La Cina ha installato più di 500 milioni di camere di sorveglianza (ci si aspetta che salgano rapidamente a più di un miliardo) i cui dati sono poi trattati con le tecniche di intelligenza artificiale per il riconoscimento facciale. Questo massiccio impegno del governo cinese nella sorveglianza sociale è stato molto criticato in occidente come espressione di uno stato autoritario che ignora i diritti umani. Bisogna comunque riconoscere che, almeno per ora, una maggiore indifferenza sociale per questi temi, prevalente in Cina anche per ragioni storico-culturali, non ha suscitato le attese, da parte occidentale, reazioni negative.
Anche il settore del riconoscimento vocale ha visto una forte espansione in Cina. Alibaba, Xiaomi e Baidu occupano quasi il novanta per cento di un mercato cinese di quasi 60 milioni di “smart speakers”; Albaba ha il 40% e il resto è equamente diviso tra Xiaomi e Baidu.
Un altro settore nel quale la Cina sta sviluppando le potenzialità dell’intelligenza artificiale è quello dei veicoli senza guidatore. Il governo sta investendo somme notevoli per attrezzare le infrastrutture stradali, e per superare le grandi difficoltà derivanti da una arretratezza tecnologica che fa sì che la maggior parte dei fornitori chiave dei sensori necessari continuano a non essere cinesi.
Nel campo delle tecnologie digitali e dell’intelligenza artificiale spicca la posizione di preminenza della Cina nel mercato dei robot industriali: i robot industriali venduti in Cina sono di più di quelli venduti negli Stati Uniti e in Europa messi assieme, con un tasso di crescita che è almeno il doppio di quello del resto del mondo. Ma la Cina è in ritardo, e quindi dipendente dall’estero, per quanto riguarda alcune fondamentali componenti di elevato livello tecnologico. Un modo che la Cina cerca di usare per superar questo ritardo è l’acquisizione di imprese estere molto avanzate nel settore come è avvenuto nel 2016 quando la tedesca Kuka AG è stata acquisita per 5 miliardi di dollari dalla cinese Midea Group.

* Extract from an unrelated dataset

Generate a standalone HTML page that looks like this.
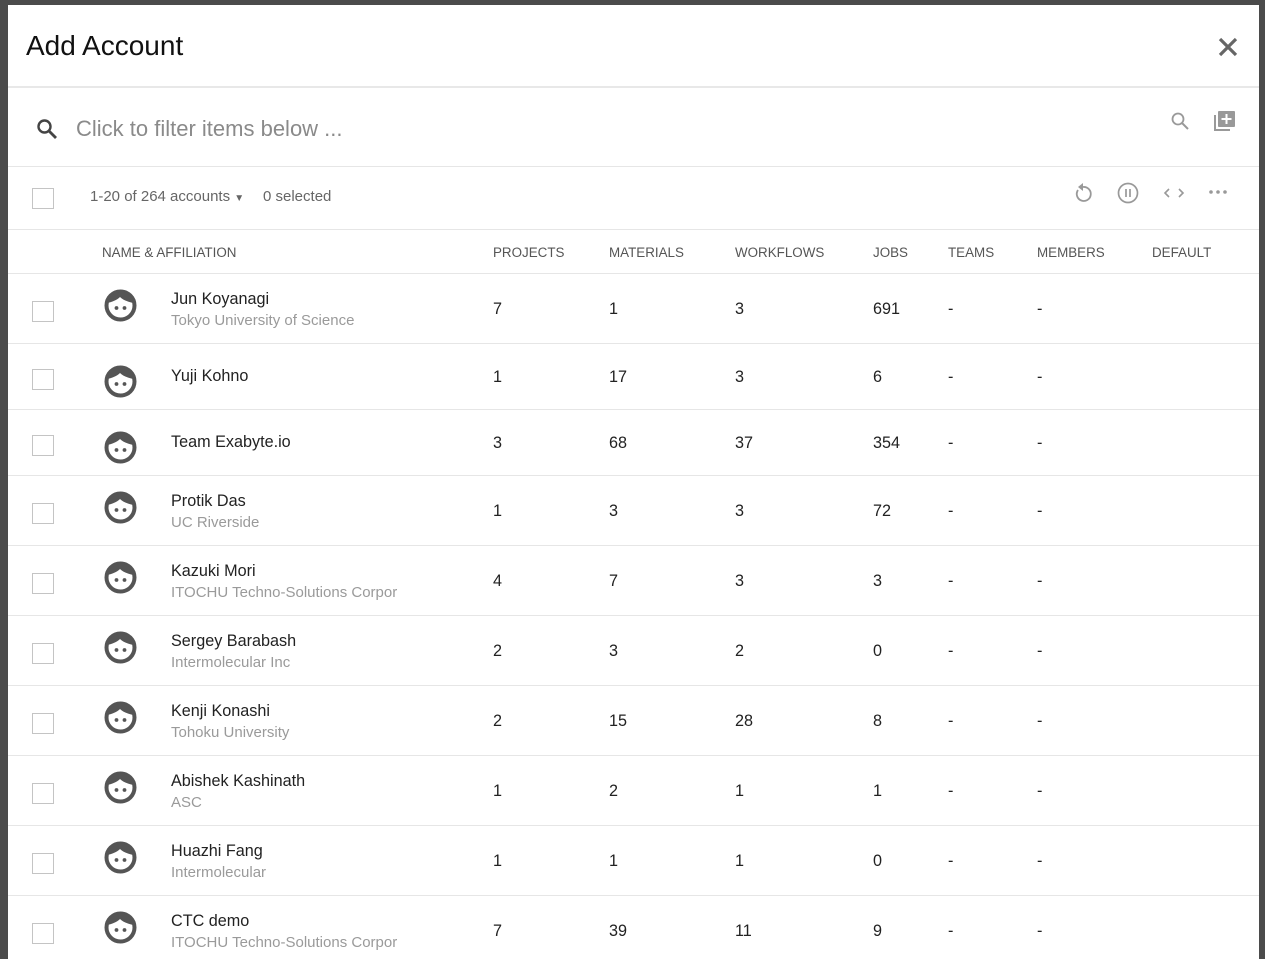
<!DOCTYPE html>
<html style="overflow:hidden"><head><style>
*{margin:0;padding:0;box-sizing:border-box}
html,body{width:1265px;height:959px;overflow:hidden}
body{background:#4b4b4b;position:relative;font-family:"Liberation Sans",sans-serif}
#p{position:absolute;left:8px;top:5px;width:1251px;height:960px;background:#fff}
.a{position:absolute;white-space:nowrap}
.hl{position:absolute;left:8px;width:1251px;height:1px;background:#e6e6e6}
.cb{position:absolute;left:32px;width:22px;height:21px;border:1px solid #c4c4c4;background:#fff}
.n{font-size:16.2px;color:#222}
.s{font-size:15px;color:#9a9a9a}
.h{font-size:13.4px;color:#555;top:245px}
.av{position:absolute;left:104px;width:33px;height:33px}
</style></head><body>
<div id="p"></div>
<div class="a" style="left:26px;top:30px;font-size:28px;color:#111">Add Account</div>
<svg class="a" style="left:1217px;top:36px" width="22" height="22"><path d="M3 3L19 19M19 3L3 19" stroke="#666" stroke-width="3.2"/></svg>
<div class="hl" style="top:86px;height:2px;background:#e8e8e8"></div>
<svg class="a" style="left:36px;top:118px" width="22" height="22"><circle cx="8.5" cy="8.5" r="6" stroke="#444" stroke-width="2.4" fill="none"/><path d="M13 13L20 20" stroke="#444" stroke-width="2.8"/></svg>
<div class="a" style="left:76px;top:116px;font-size:22px;color:#8a8a8a">Click to filter items below ...</div>
<svg class="a" style="left:1170px;top:111px" width="20" height="20"><circle cx="8" cy="8" r="5.5" stroke="#999" stroke-width="1.8" fill="none"/><path d="M12 12L18 18" stroke="#999" stroke-width="2"/></svg>
<svg class="a" style="left:1213px;top:110px" width="24" height="22"><rect x="1" y="5" width="2" height="16" fill="#999"/><rect x="1" y="19" width="16" height="2" fill="#999"/><rect x="5" y="1" width="17" height="16" rx="1" fill="#999"/><path d="M13.5 4v10M8.5 9h10" stroke="#fff" stroke-width="2"/></svg>
<div class="hl" style="top:166px"></div>
<div class="cb" style="top:188px"></div>
<div class="a" style="left:90px;top:188px;font-size:15px;color:#666">1-20 of 264 accounts <span style="font-size:10px">▼</span></div>
<div class="a" style="left:263px;top:188px;font-size:15px;color:#666">0 selected</div>
<svg class="a" style="left:1072px;top:182px" width="22" height="22"><path d="M6 8A7 7 0 1 0 11 5" stroke="#999" stroke-width="1.8" fill="none"/><path d="M11 1L11 9L6 5Z" fill="#999"/></svg>
<svg class="a" style="left:1117px;top:182px" width="22" height="22"><circle cx="11" cy="11" r="9.5" stroke="#999" stroke-width="1.7" fill="none"/><path d="M9 7v8M13 7v8" stroke="#999" stroke-width="1.7"/></svg>
<svg class="a" style="left:1163px;top:186px" width="22" height="14"><path d="M6 3L2 7L6 11M16 3L20 7L16 11" stroke="#999" stroke-width="1.6" fill="none"/></svg>
<svg class="a" style="left:1208px;top:188px" width="22" height="8"><circle cx="3" cy="4" r="1.8" fill="#999"/><circle cx="10" cy="4" r="1.8" fill="#999"/><circle cx="17" cy="4" r="1.8" fill="#999"/></svg>
<div class="hl" style="top:229px"></div>
<div class="a h" style="left:102px">NAME &amp; AFFILIATION</div>
<div class="a h" style="left:493px">PROJECTS</div>
<div class="a h" style="left:609px">MATERIALS</div>
<div class="a h" style="left:735px">WORKFLOWS</div>
<div class="a h" style="left:873px">JOBS</div>
<div class="a h" style="left:948px">TEAMS</div>
<div class="a h" style="left:1037px">MEMBERS</div>
<div class="a h" style="left:1152px">DEFAULT</div>
<div class="hl" style="top:273px"></div>
<div id="rows"></div>
<script>
var R=[["Jun Koyanagi","Tokyo University of Science","7","1","3","691",273,343],
["Yuji Kohno","","1","17","3","6",343,409],
["Team Exabyte.io","","3","68","37","354",409,475],
["Protik Das","UC Riverside","1","3","3","72",475,545],
["Kazuki Mori","ITOCHU Techno-Solutions Corpor","4","7","3","3",545,615],
["Sergey Barabash","Intermolecular Inc","2","3","2","0",615,685],
["Kenji Konashi","Tohoku University","2","15","28","8",685,755],
["Abishek Kashinath","ASC","1","2","1","1",755,825],
["Huazhi Fang","Intermolecular","1","1","1","0",825,895],
["CTC demo","ITOCHU Techno-Solutions Corpor","7","39","11","9",895,965]];
var h="";
R.forEach(function(r){var t=r[6],b=r[7],two=r[1]!="";
var mid=two?t+35:t+33;
h+='<div class="cb" style="top:'+(mid-7)+'px"></div>';
var at=two?t+16:t+22;
h+='<svg class="av" style="top:'+at+'px" viewBox="0 0 33 33"><circle cx="16.5" cy="16.5" r="14" stroke="#555" stroke-width="4" fill="#fff"/><path d="M3 14C6 6 12 3 17 3C23 3 29 7 30 14C24 13 19 11 16 8C13 11 8 13 3 14Z" fill="#555"/><circle cx="12.5" cy="19" r="1.9" fill="#555"/><circle cx="20.5" cy="19" r="1.9" fill="#555"/></svg>';
if(two){h+='<div class="a n" style="left:171px;top:'+(t+17)+'px">'+r[0]+'</div><div class="a s" style="left:171px;top:'+(t+39)+'px">'+r[1]+'</div>';}
else h+='<div class="a n" style="left:171px;top:'+(t+24)+'px">'+r[0]+'</div>';
var vt=two?t+27:t+25;
[[493,r[2]],[609,r[3]],[735,r[4]],[873,r[5]],[948,"-"],[1037,"-"]].forEach(function(c){h+='<div class="a n" style="left:'+c[0]+'px;top:'+vt+'px">'+c[1]+'</div>';});
h+='<div class="hl" style="top:'+b+'px"></div>';});
document.getElementById("rows").innerHTML=h;
</script>
</body></html>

Molto più indietro che nel campo dei robot industriali la Cina è in quello dei robot nei servizi, anche ci sono stati esempi di successo nell’utilizzo di robot nella sanità.
Imprese e governo hanno negli ultimi anni investito molto nella produzione di “chips” in grado di trattare gli algoritmi più avanzati delle applicazioni di intelligenza artificiale, nella speranza di superare il ritardo in questo campo rappresentato dal fatto che la Cina è il più grande importatore al mondo di queste componenti cruciali.
Huawei dedica enormi risorse alla produzione di propri “chips” per l’intelligenza artificiale nell’impresa collegata HiSilicon che è oggi la più grande impresa produttrice di chip dell’Asia. Alibaba ha annunciato di voler dar vita a una impresa indipendente per la costruzione di “chip” per l’Intelligenza Artificiale; nella stessa direzione si muovono Tencent e Baidu e anche imprese di minore dimensione e importanza.

Scontro sull’intelligenza artificiale: Cina, Stati Uniti, Europa.
L’indiscutibile impegno della Cina nell’applicazione delle tecnologie digitali e dell’intelligenza artificiale è alla base delle tensioni tra Stati Uniti e Cina.
Le recenti iniziative prese dal Presidente Trump, volte non solo a limitare la presenza negli Stati Uniti delle più importanti imprese cinesi nel campo delle tecnologie digitali, ma a contenere l’esportazione verso la Cina di componenti in questo campo utilizzati come input essenziali dalle imprese cinesi, sembrano un segnale che le posizioni più drastiche nei confronti della Cina hanno fatto breccia nel presidente americano.
C’erano già state iniziative dell’amministrazione degli Stati Uniti per contrastare l’atteggiamento ritenuto aggressivo della Cina in questo campo. Trump ha, ad esempio, bloccato l’acquisizione di Qualcomm da parte di una società di Singapore per il timore che questa acquisizione sarebbe stato un modo per consentire alle società cinesi di impadronirsi delle caratteristiche tecnologiche delle nuove reti mobili di comunicazione con il rischio che la Cina possa utilizzare queste tecnologie anche per un uso militare.
Ancora, nel gennaio 2018 il governo degli Stati Uniti ha bloccato il tentativo di Ant Financial di comprare la società americana di trasferimenti monetari MoneyGram, con la motivazione che tale acquisto avrebbe messo in pericolo la riservatezza e la sicurezza degli americani. Nel luglio 2018 l’amministrazione Trump ha comunicato che avrebbe respinto le richieste della China Mobile di offrire servizi di telecomunicazioni negli Stati Uniti.